Royal Welsh supports Church on Fairtrade Report
The Royal Welsh Agricultural Society has expressed its unequivocal support for the Church of England’s Ethical Investment Advisory Group report on ‘Fairtrade begins at home – supermarkets and the effects on British farming livelihoods’.
The report identifies a number of what it describes as ‘invisible and pernicious practices’ of which consumers are largely unaware and which have been accepted by farmers as a fait accompli as part of the price of doing business.
As a result of the report the Church has told the Competition Commission that the pursuit of cheap food coupled with the buying power of the big supermarkets is putting farming livelihoods at risk.
“We congratulate the Church for carrying out this project which clearly illustrates many of the issues that are presently creating an uncertain future for farmers and that will lead to the inevitable decline of the agricultural industry,” said Royal Welsh Chairman of Council, Alun Evans. “Farmers in Wales are having to contend with severe financial hardship and if they are driven out of business this is certain to result in wider adverse social consequences in the countryside and will ultimately affect consumers and the food supply as well.”

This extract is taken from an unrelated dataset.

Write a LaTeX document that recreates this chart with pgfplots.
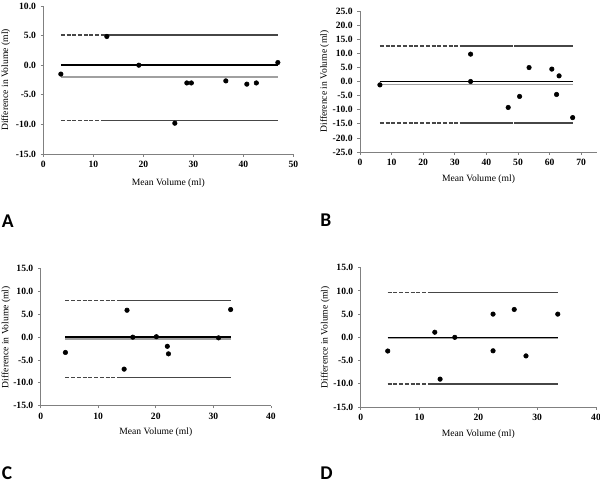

The report points out that there are many complex reasons for the malaise in British farming but the pursuit of cheap food coupled with the skewed buying power of the food majors is undoubtedly contributing to the difficulties of the sector. Practices cited in the report include food labelling that obscures the country of origin of the primary ingredients of some products labelled as British but often only processed and packaged here; flexible contract terms that seldom work to the advantage of the farmer; flexible payment terms that, subject to arbitrary change, have often put farmers to increased cost and financial loss; facilitation payments; deductions and a range of financial inducements paid to the retailer or processor at the farmer’s expense. There is little evidence, says the report, that retailers share the benefits of promotions with farmers, and much evidence that farmers, in the main, bear the costs.
The report also focuses on the dairy industry where retailer price competitiveness for a staple product has led to a significant reduction in the number of dairy herds, placing many of those remaining at the margins of economic viability. It acknowledges that more recently there have been some positive signs of change.
The report calls for supermarkets to:
• Examine their buying practices and provide greater clarity and transparency to suppliers and consumers.
• Root out the worst abuses of buying practices.
• Publish a buying code of how they do business with local producers or expect middlemen to conduct business relationships through the supply chain with producers.
• Avoid arbitrary changes and termination to contracts without considered notice.
It concludes: “Farmers are asking for no more than a fair price for a fair product which requires a connection to be made by the British consumer that fair trade begins at home with British produce, reared and farmed by British producers.”